Felsefe adı verilen disiplin, kültürün öteki dallarla birlikte, açılmış uçurum üzerinde sahte bir köprü kurmakta ve böylece tehlikeyi daha da arttırmaktadır.

Her kavram, kendisine anlam veren kapsayıcı bir doğruluğun bir parçası olarak görülmelidir. Felsefenin ana uğraşı da bu parçaları bütünleştirerek doğruluğu kurmaktır.

Özgürlüğün tanımı, tarih teorisidir, tersinden alırsak tarih de özgürlüğün gelişme öyküsüdür.

Tin ne kadar mutlaklaştırılırsa, saf mit’e geri dönme ve tam da kendi içinde erittiğini, hatta yarattığını iddia ettiği saf doğaya benzeme tehlikesi de o kadar artar.
Böylece en aşırı idealist spekülasyonlar, doğa ve mitoloji felsefelerine götürür bizi. Tin, her türlü sınırlamadan kurtulmuş bir halde, kendi özgül tözünü yitirir ve tinsel kategoriler doğal dizilerin sonsuz tekrarlarının eğretilemeleri haline gelir.

Öznel akıl adını verdiğimiz yaklaşım, sorumsuzluğa, keyfiliğe düşmekten ve basit bir zihin oyununa dönüşmekten korkan bilincin kendini özne ile nesne arasındaki yabancılaşmaya, toplumsal şeyleşme sürecine uydurmasıyla ortaya çıkan tutumdur.

Bugün en parlak düşünürler bile düşünmeyi planlamayla karıştırmaktadırlar. Toplumsal adaletsizlik ve din kılığına bürünmüş ikiyüzlülük karşısında dehşete kapılan bu insanlar, ideoloji gerçeklikle birleştirmek, ya da kendi deyimleriyle söylersek, mühendis aklını dine uygulayarak gerçekliği isteklerimize uydurmaya çalışmaktadırlar.

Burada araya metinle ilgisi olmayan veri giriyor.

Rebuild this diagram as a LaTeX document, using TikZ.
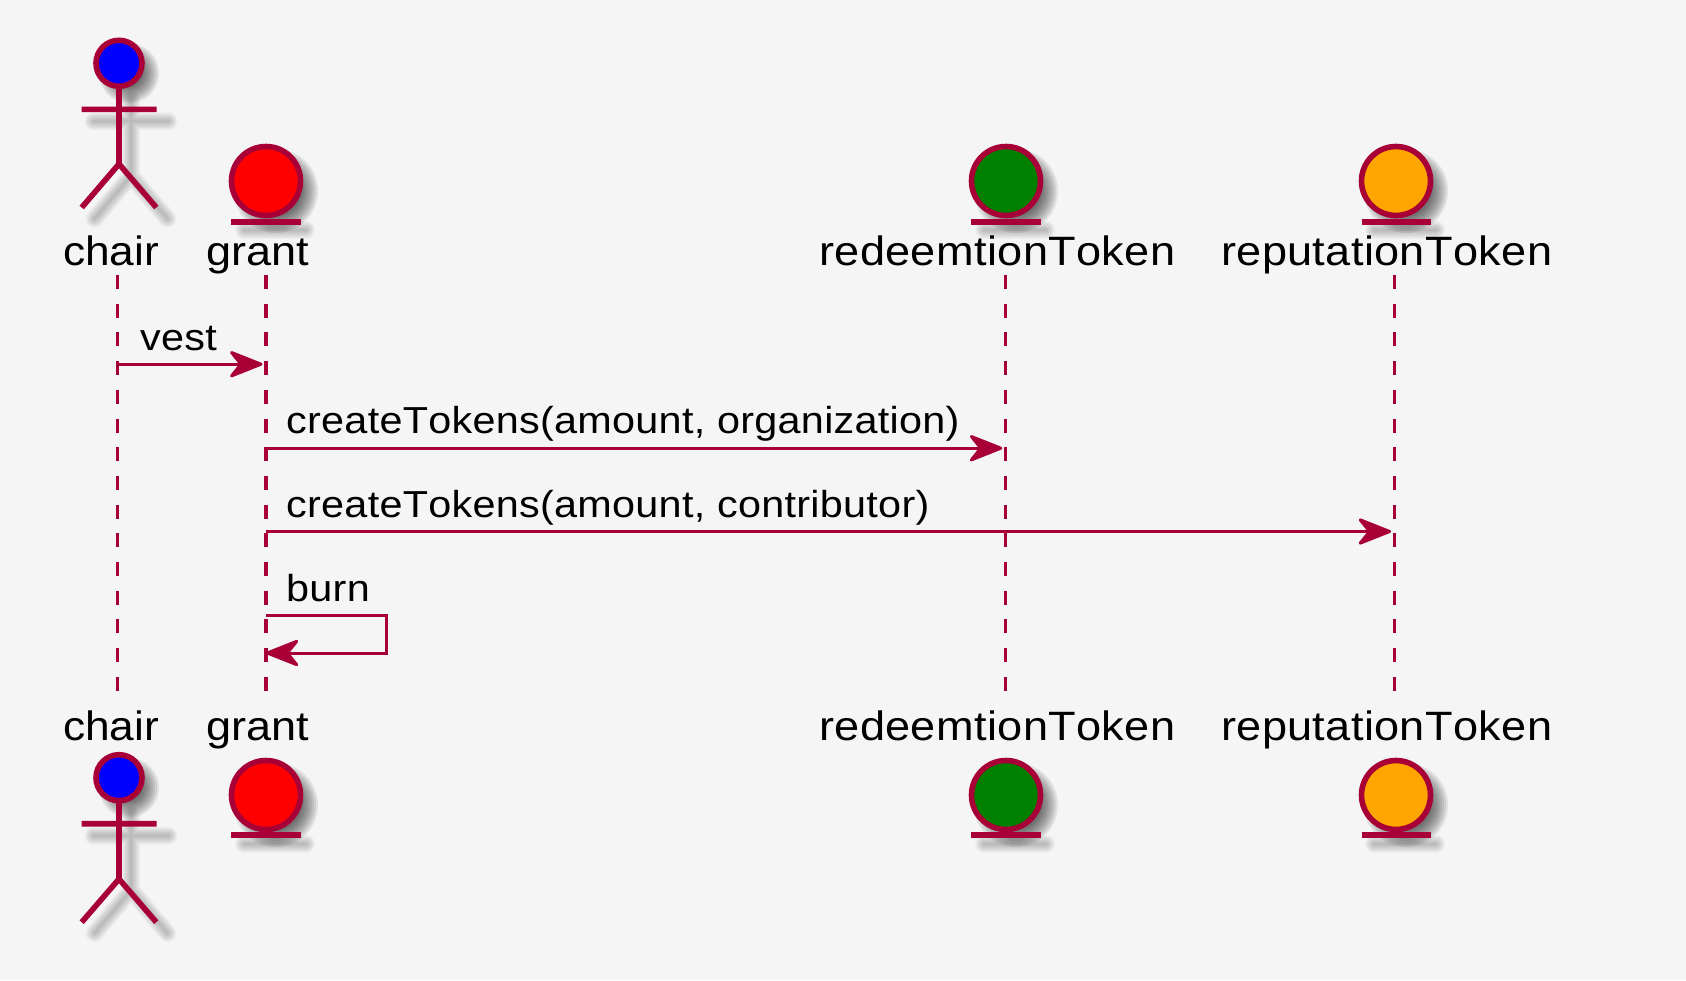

Geleneksel biçimiyle ya da ilerici bir toplumsal inanç olarak din, büyük kitleler tarafından değilse bile kendi yetkili sözcüleri tarafından bir araç olarak görülmektedir.

(Din) İletmeye çalıştığı doğruluk, pragmatik amaçları yüzünden zayıf düşmüştür.

İnsanlar bir kez dinsel umut ve umutsuzluktan ‘derin kişilik ihtiyaçları’ duygusal olarak zengin ortak duyarlıklar ya da bilimsel olarak sınanmış insani değerler şeklinde söz etmeye başladıklarında, din onlar için anlamsızlaşmış demektir. Hobbes’un dinsel doktrinlerin bir hap gibi yutulması önerisi biler faydasızdır.

Bilim, doğadaki bilinmeyen karşısında duyduğumuz korkuyu yenmemizi sağlamıştır: Artık kendi ürünümüz olan toplumsal baskıların esiriyiz.